Open jalavik opened 9 years ago
Looks like it's a search problem since invenio-query-parser results seem correct:
x.parse_query("find j Phys.Rev.,D41,2330").accept(walker()) KeywordOp(Keyword('journal'), Value('Phys.Rev.,D41,2330')) x.parse_query("find j Phys.Rev.,D41, 2330").accept(walker()) KeywordOp(Keyword('journal'), Value('Phys.Rev.,D41, 2330')) x.parse_query("find j Phys.Rev., D41, 2330").accept(walker()) KeywordOp(Keyword('journal'), Value('Phys.Rev., D41, 2330'))

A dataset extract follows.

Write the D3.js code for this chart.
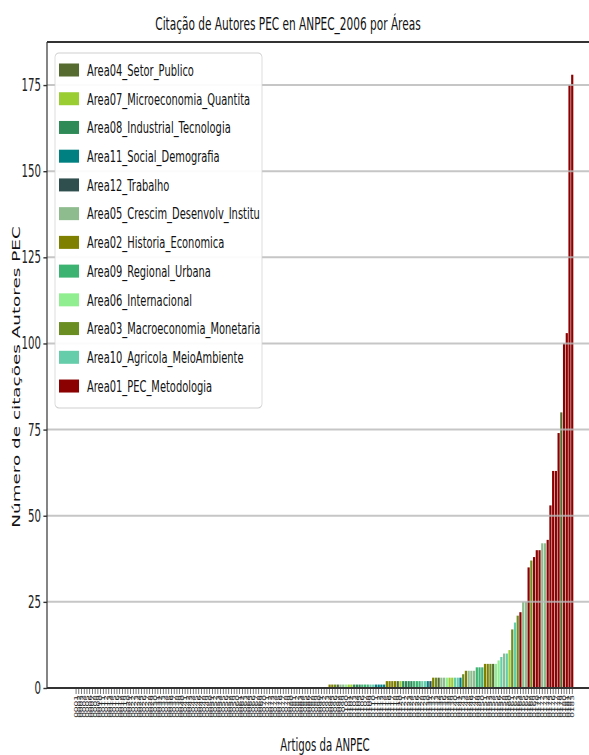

Maybe we could edit the value of journals before submitting them to elasticsearch to remove all whitespaces.
I would recommend you to add these examples as test cases if they are not already there.
@Panos512 indeed in this context I believe we should strip whitespaces before sending them to elasticsearch.
Actually this is a generic problem: spacing should be correctly normalized: @tiborsimko, @jirikuncar WDYT? Should this happen at invenio-query-parser level, or elasticsearch is able to strip away inner spaces?
Answering myself: Elasticsearch supports the tokenfilter, so we could delegate this to each configuration of elasticsearch.
Originally by hoc on 2011-08-09
find j Phys.Rev.,D41,2330 [works] http://inspirebeta.net/search?ln=en&ln=en&p=find+j+Phys.Rev.%2CD41%2C2330
find j Phys.Rev., D41,2330 [does not work] http://inspirebeta.net/search?ln=en&ln=en&p=find+j+Phys.Rev.%2C+D41%2C2330
This whitespace rule is far too strict. Whitespace following punctuation should be ignored ([\,.:])\s+ -> $1
As a follow-on, if we display publications in the following form: Phys.Rev. D41 (1990) 2330 why can't people search on them in this form? It seems like an obvious thing they'd try, without having to learn another form for searching.